** Begin Records supplied **
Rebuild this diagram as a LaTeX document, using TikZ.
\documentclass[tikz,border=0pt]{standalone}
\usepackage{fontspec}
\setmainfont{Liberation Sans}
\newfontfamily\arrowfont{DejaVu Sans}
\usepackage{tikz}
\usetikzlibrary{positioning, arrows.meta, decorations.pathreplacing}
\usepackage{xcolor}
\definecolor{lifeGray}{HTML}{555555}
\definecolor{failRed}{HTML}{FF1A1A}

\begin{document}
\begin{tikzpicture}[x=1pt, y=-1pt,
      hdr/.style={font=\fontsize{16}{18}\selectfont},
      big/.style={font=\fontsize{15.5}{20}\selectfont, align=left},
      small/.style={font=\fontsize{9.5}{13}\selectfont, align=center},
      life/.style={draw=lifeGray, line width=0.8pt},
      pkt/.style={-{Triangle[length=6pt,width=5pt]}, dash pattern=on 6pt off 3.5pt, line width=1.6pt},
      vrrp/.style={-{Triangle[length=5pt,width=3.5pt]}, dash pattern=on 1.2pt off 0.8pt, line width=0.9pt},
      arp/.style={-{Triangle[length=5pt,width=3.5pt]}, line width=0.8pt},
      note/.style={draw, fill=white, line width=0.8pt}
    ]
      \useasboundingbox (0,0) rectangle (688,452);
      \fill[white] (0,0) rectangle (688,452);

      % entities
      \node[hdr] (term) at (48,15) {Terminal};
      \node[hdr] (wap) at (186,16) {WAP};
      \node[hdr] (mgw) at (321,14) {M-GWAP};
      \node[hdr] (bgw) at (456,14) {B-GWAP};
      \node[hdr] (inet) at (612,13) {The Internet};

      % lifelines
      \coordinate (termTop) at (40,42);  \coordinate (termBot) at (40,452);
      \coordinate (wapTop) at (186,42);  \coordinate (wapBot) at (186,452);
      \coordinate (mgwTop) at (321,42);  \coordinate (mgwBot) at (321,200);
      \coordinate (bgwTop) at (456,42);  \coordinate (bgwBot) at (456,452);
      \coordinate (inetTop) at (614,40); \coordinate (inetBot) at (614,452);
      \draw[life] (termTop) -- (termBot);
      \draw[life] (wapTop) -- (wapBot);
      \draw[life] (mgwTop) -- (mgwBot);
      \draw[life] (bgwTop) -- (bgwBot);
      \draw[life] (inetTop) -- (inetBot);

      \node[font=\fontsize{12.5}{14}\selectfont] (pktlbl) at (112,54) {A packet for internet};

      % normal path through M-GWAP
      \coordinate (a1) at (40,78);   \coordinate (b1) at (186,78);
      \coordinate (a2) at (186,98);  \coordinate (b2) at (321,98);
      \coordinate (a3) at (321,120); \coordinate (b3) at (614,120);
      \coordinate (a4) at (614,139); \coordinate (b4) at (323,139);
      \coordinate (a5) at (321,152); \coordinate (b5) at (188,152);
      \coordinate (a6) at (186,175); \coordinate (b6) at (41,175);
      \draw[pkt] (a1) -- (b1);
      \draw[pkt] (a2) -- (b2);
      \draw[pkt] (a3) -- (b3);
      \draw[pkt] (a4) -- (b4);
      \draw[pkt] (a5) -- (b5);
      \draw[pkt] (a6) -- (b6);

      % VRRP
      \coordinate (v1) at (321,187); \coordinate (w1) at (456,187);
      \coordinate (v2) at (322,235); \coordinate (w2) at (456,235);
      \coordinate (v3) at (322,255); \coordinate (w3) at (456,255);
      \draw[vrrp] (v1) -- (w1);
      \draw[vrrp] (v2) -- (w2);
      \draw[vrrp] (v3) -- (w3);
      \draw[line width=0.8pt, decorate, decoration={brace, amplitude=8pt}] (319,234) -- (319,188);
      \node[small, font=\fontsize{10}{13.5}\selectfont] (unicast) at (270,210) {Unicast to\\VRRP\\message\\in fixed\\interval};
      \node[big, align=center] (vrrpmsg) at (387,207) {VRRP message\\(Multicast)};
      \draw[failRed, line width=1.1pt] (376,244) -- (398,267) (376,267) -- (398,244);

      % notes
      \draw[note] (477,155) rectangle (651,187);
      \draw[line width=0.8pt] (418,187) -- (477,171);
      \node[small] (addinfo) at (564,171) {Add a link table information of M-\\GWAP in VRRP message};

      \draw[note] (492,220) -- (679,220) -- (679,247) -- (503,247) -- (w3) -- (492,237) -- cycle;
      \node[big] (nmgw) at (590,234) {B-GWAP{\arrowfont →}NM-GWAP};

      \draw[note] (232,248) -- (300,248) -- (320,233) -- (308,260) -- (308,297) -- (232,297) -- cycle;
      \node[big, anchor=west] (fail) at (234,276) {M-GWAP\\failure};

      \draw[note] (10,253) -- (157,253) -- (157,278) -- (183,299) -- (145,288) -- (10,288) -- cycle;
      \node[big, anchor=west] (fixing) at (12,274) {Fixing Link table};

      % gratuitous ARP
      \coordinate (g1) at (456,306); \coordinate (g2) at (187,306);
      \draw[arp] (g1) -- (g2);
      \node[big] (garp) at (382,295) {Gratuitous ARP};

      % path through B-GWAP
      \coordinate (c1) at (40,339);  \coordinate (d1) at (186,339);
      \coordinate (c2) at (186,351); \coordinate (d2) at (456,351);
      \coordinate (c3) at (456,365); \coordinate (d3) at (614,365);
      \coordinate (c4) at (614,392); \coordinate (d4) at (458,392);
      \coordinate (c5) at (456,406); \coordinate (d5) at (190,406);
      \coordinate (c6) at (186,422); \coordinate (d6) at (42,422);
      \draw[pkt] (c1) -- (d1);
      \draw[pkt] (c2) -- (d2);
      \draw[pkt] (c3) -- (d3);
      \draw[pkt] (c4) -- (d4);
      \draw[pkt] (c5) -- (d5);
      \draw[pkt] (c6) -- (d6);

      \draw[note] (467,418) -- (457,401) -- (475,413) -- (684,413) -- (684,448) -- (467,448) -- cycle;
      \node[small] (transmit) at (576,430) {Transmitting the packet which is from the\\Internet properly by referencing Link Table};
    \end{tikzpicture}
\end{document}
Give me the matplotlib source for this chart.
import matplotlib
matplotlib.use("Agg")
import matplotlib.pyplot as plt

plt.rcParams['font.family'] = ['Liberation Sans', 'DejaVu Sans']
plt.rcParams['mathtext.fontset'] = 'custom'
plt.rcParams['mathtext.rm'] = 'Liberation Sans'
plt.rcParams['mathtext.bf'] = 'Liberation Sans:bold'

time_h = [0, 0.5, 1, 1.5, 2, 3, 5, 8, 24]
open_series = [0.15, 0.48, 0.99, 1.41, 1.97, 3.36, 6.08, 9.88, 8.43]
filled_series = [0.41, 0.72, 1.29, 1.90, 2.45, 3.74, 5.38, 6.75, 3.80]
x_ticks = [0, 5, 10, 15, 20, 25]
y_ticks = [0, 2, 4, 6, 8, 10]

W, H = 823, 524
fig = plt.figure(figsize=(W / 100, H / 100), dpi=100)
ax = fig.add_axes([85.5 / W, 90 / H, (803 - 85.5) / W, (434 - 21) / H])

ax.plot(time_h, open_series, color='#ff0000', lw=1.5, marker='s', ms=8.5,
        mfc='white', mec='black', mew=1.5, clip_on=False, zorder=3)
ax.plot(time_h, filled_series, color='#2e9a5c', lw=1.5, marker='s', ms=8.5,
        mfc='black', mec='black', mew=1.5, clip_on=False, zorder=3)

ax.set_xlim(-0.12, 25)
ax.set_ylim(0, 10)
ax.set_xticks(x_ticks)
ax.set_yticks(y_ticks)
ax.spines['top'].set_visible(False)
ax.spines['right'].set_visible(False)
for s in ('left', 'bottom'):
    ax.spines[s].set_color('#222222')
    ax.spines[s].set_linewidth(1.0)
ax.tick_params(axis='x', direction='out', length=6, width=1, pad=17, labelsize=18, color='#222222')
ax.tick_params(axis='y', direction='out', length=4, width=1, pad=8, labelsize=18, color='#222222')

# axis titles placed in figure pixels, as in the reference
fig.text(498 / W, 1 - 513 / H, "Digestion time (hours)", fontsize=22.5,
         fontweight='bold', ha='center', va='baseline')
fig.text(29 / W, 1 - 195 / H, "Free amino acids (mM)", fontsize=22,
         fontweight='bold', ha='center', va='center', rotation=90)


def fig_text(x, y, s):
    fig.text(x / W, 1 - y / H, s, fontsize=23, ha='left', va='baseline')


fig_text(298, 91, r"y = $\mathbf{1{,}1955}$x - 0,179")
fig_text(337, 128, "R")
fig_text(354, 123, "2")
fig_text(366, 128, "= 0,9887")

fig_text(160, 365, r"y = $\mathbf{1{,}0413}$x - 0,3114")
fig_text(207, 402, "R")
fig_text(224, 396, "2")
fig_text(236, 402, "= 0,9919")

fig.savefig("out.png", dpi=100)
** End Records supplied **
How many lines of the listing include the string "this"? Answer with the number alone.

2